As the old Italian used to say, “You talk true.” My retirement party at Navigation Brewery was Friday the 13th, 2020. Covid was a dark cloud on the horizon. The school shut down that day, but I often shared your feeling afterward. That party was the last hurrah for a long time; all of us singing and clowning, mask-less and relatively carefree.
And you’re right; I don’t think we’ll ever be quite the same. You’re also right that Nature was something no one could take away, and the best tonic for the pandemic blues.
As the organizer of Steve’s party, I remember being stunned by how low a turnout there was for celebrating the retirement of such a charismatic, well liked colleague. It really underscored just how scared people were becoming. If that party had been held a month earlier, we’d have sold out of beer it would’ve been such a brouhaha.
Lynn and I had stocked up on groceries and supplies the Saturday prior, so we felt like we were pretty well prepped. However, I realized that despite the two-cart, wallet draining order, we’d forgotten to buy corned beef and cabbage for St. Patrick’s day the following week. We went back to Market Basket on Thursday the 12th for that one purchase, and it ended up being one of the most surreal moments of my life; the store and parking lot resembled those I’d seen in dystopian apocalypse & zombie films as victims-to-be raided for whatever they could grab.
At that point all of my daughter’s step dance performances had been cancelled for the season, so we spent the holiday listening to the Pogues and watching The Quiet Man on televsion. None of our annual open-house visitors for boiled dinner and Guinness made it that year.
Your article was so on point. So many things changed in our lives.
My life certainly changed.
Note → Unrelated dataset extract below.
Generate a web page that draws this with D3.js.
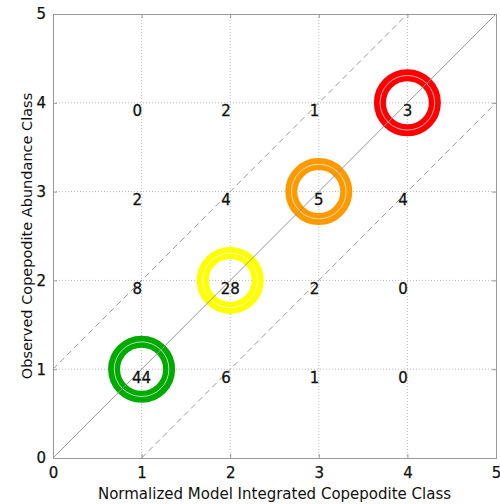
<!DOCTYPE html>
<html>
<head>
<meta charset="utf-8">
<script src="https://cdn.jsdelivr.net/npm/d3@7"></script>
<style>
  body { margin: 0; background: #fff; }
  svg text { font-family: "DejaVu Sans", Arial, sans-serif; fill: #111; }
  .axis path, .axis line { stroke: #999; }
  .axis text { stroke: #111; stroke-width: 0.25; }
</style>
</head>
<body>
<div id="chart"></div>
<script>
// model class (x) and observed class (y)
var modelClass = [1, 2, 3, 4];
var obsClass = [1, 2, 3, 4];
// counts, one row per observed class (1..4), columns = model class 1..4
var countsObs1 = [44, 6, 1, 0];
var countsObs2 = [8, 28, 2, 0];
var countsObs3 = [2, 4, 5, 4];
var countsObs4 = [0, 2, 1, 3];
var ringColors = ["#00aa00", "#ffff00", "#ff9900", "#ff0000"];
var tickValues = [0, 1, 2, 3, 4, 5];

var rows = [countsObs1, countsObs2, countsObs3, countsObs4];
var cells = [];
obsClass.forEach(function (o, i) {
  modelClass.forEach(function (m, j) {
    cells.push({ x: m, y: o, n: rows[i][j] });
  });
});

var margin = { top: 14, right: 4, bottom: 46, left: 53 },
  width = 500 - margin.left - margin.right,
  height = 504 - margin.top - margin.bottom;

var x = d3.scaleLinear().domain([0, 5]).range([0, width]);
var y = d3.scaleLinear().domain([0, 5]).range([height, 0]);

var svg = d3.select("#chart").append("svg")
  .attr("width", 500)
  .attr("height", 504)
  .append("g")
  .attr("transform", "translate(" + margin.left + "," + margin.top + ")");

// dotted grid
svg.append("g").selectAll("line.gx")
  .data([1, 2, 3, 4]).enter().append("line")
  .attr("x1", function (d) { return x(d); })
  .attr("x2", function (d) { return x(d); })
  .attr("y1", 0).attr("y2", height)
  .style("stroke", "#bbb").style("stroke-dasharray", "1,2");
svg.append("g").selectAll("line.gy")
  .data([1, 2, 3, 4]).enter().append("line")
  .attr("y1", function (d) { return y(d); })
  .attr("y2", function (d) { return y(d); })
  .attr("x1", 0).attr("x2", width)
  .style("stroke", "#bbb").style("stroke-dasharray", "1,2");

// rings on the diagonal
var diag = cells.filter(function (d) { return d.x == d.y; });
svg.selectAll("circle.ring")
  .data(diag).enter().append("circle")
  .attr("cx", function (d) { return x(d.x); })
  .attr("cy", function (d) { return y(d.y); })
  .attr("r", 27.5)
  .style("fill", "none")
  .style("stroke-width", 12)
  .style("stroke", function (d, i) { return ringColors[i]; });
svg.selectAll("circle.inner")
  .data(diag).enter().append("circle")
  .attr("cx", function (d) { return x(d.x); })
  .attr("cy", function (d) { return y(d.y); })
  .attr("r", 27.3)
  .style("fill", "none")
  .style("stroke-width", 0.8)
  .style("stroke", "#fff")
  .style("opacity", 0.85);

// 1:1 line and +/-1 dashed lines
var line = d3.line().x(function (d) { return x(d[0]); }).y(function (d) { return y(d[1]); });
svg.append("path").attr("d", line([[0, 0], [5, 5]]))
  .style("stroke", "#999").style("fill", "none");
svg.append("path").attr("d", line([[0, 1], [4, 5]]))
  .style("stroke", "#999").style("fill", "none").style("stroke-dasharray", "6,4");
svg.append("path").attr("d", line([[1, 0], [5, 4]]))
  .style("stroke", "#999").style("fill", "none").style("stroke-dasharray", "6,4");

// counts
svg.selectAll("text.count")
  .data(cells).enter().append("text")
  .attr("x", function (d) { return x(d.x) + (d.x == d.y ? 0 : 0.5); })
  .attr("y", function (d) { return y(d.y) + 13.5; })
  .style("text-anchor", function (d) { return d.x == d.y ? "middle" : "end"; })
  .style("font-size", "15px")
  .style("stroke", "#111").style("stroke-width", 0.3)
  .text(function (d) { return d.n; });

// axes
svg.append("g").attr("class", "axis")
  .attr("transform", "translate(0," + height + ")")
  .call(d3.axisBottom(x).tickValues(tickValues).tickSize(-4).tickPadding(9).tickFormat(d3.format("d")))
  .selectAll("text").style("font-size", "15px");
svg.append("g").attr("class", "axis")
  .call(d3.axisLeft(y).tickValues(tickValues).tickSize(-4).tickPadding(7).tickFormat(d3.format("d")))
  .selectAll("text").style("font-size", "15px");
svg.append("g").attr("class", "axis")
  .call(d3.axisTop(x).tickValues(tickValues).tickSize(-4).tickFormat(""));
svg.append("g").attr("class", "axis")
  .attr("transform", "translate(" + width + ",0)")
  .call(d3.axisRight(y).tickValues(tickValues).tickSize(-4).tickFormat(""));

svg.append("text")
  .attr("x", width / 2)
  .attr("y", height + 41)
  .style("text-anchor", "middle")
  .style("font-size", "15px")
  .text("Normalized Model Integrated Copepodite Class");

svg.append("text")
  .attr("transform", "rotate(-90)")
  .attr("x", -height / 2)
  .attr("y", -21)
  .style("text-anchor", "middle")
  .style("font-size", "14.5px")
  .text("Observed Copepodite Abundance Class");
</script>
</body>
</html>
I even took an online course to change my career because of it. It was hard to know that I couldn’t go see my Dad (Who is in his 90’s) who lives Maine. Face Timing became our Normal. I lost my Brother and friends lost loved ones. My home became Home School Central for my Grandson. I found that I loved gardening more so than ever before. I made choices to part with things that didn’t make me Happy. The one thing I kept was Gratitude.